----- Provided data -----

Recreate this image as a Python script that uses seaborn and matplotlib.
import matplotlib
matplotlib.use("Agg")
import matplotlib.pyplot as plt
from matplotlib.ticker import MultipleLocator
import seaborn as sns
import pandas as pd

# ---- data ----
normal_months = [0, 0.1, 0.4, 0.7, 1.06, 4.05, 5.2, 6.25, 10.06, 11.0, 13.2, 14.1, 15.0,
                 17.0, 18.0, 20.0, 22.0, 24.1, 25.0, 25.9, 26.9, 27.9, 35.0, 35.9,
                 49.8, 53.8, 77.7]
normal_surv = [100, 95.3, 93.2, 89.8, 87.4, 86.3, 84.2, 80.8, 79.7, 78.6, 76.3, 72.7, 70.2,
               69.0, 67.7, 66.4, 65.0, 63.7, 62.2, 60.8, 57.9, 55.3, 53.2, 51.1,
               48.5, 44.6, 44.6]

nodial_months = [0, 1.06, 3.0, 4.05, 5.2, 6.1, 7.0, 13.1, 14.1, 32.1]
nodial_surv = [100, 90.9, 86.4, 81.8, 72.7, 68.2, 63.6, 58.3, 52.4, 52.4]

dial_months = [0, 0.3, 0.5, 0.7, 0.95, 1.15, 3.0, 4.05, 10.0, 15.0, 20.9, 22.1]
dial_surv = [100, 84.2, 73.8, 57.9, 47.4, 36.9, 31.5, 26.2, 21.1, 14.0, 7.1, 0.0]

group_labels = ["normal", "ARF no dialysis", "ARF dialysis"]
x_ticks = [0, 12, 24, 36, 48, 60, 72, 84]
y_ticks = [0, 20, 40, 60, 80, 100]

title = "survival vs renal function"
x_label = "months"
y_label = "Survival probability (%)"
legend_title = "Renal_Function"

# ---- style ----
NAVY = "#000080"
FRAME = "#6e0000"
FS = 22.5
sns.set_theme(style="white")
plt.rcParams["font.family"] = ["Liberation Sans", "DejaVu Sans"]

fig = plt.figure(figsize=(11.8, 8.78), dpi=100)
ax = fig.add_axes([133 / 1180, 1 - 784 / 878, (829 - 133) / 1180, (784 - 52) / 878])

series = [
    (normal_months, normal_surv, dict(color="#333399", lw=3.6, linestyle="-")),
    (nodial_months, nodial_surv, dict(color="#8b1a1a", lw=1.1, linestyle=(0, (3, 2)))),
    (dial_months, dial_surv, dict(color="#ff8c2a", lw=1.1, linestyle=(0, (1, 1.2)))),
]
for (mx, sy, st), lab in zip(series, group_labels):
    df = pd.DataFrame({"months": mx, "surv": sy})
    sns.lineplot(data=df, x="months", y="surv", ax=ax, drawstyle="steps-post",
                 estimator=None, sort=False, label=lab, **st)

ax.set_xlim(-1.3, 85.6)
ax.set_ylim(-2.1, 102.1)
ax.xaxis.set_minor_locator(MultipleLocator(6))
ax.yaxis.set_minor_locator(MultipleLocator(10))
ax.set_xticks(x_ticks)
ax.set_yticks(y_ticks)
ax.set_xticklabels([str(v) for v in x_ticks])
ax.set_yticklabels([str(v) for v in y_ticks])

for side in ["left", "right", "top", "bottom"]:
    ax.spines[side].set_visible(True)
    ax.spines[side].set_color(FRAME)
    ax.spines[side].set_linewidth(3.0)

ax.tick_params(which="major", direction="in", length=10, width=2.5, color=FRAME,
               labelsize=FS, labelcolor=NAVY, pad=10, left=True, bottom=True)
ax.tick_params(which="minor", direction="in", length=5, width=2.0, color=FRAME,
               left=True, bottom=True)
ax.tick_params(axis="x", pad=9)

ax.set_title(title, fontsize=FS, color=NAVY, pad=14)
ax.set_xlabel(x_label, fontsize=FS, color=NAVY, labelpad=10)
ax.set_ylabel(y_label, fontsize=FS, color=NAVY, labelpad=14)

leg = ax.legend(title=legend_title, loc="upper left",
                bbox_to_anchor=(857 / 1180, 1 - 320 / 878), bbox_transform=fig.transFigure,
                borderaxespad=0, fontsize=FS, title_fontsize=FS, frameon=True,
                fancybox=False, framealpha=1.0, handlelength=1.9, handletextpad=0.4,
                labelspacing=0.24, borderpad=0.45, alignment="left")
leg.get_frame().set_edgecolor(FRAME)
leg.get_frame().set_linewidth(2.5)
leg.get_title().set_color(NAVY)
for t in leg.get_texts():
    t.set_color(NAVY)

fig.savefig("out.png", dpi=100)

-----

In the listing above, reproduce the first line and each one after it through the line that contains "14.0, 7.1, 0.0]".

Recreate this image as a Python script that uses seaborn and matplotlib.
import matplotlib
matplotlib.use("Agg")
import matplotlib.pyplot as plt
from matplotlib.ticker import MultipleLocator
import seaborn as sns
import pandas as pd

# ---- data ----
normal_months = [0, 0.1, 0.4, 0.7, 1.06, 4.05, 5.2, 6.25, 10.06, 11.0, 13.2, 14.1, 15.0,
                 17.0, 18.0, 20.0, 22.0, 24.1, 25.0, 25.9, 26.9, 27.9, 35.0, 35.9,
                 49.8, 53.8, 77.7]
normal_surv = [100, 95.3, 93.2, 89.8, 87.4, 86.3, 84.2, 80.8, 79.7, 78.6, 76.3, 72.7, 70.2,
               69.0, 67.7, 66.4, 65.0, 63.7, 62.2, 60.8, 57.9, 55.3, 53.2, 51.1,
               48.5, 44.6, 44.6]

nodial_months = [0, 1.06, 3.0, 4.05, 5.2, 6.1, 7.0, 13.1, 14.1, 32.1]
nodial_surv = [100, 90.9, 86.4, 81.8, 72.7, 68.2, 63.6, 58.3, 52.4, 52.4]

dial_months = [0, 0.3, 0.5, 0.7, 0.95, 1.15, 3.0, 4.05, 10.0, 15.0, 20.9, 22.1]
dial_surv = [100, 84.2, 73.8, 57.9, 47.4, 36.9, 31.5, 26.2, 21.1, 14.0, 7.1, 0.0]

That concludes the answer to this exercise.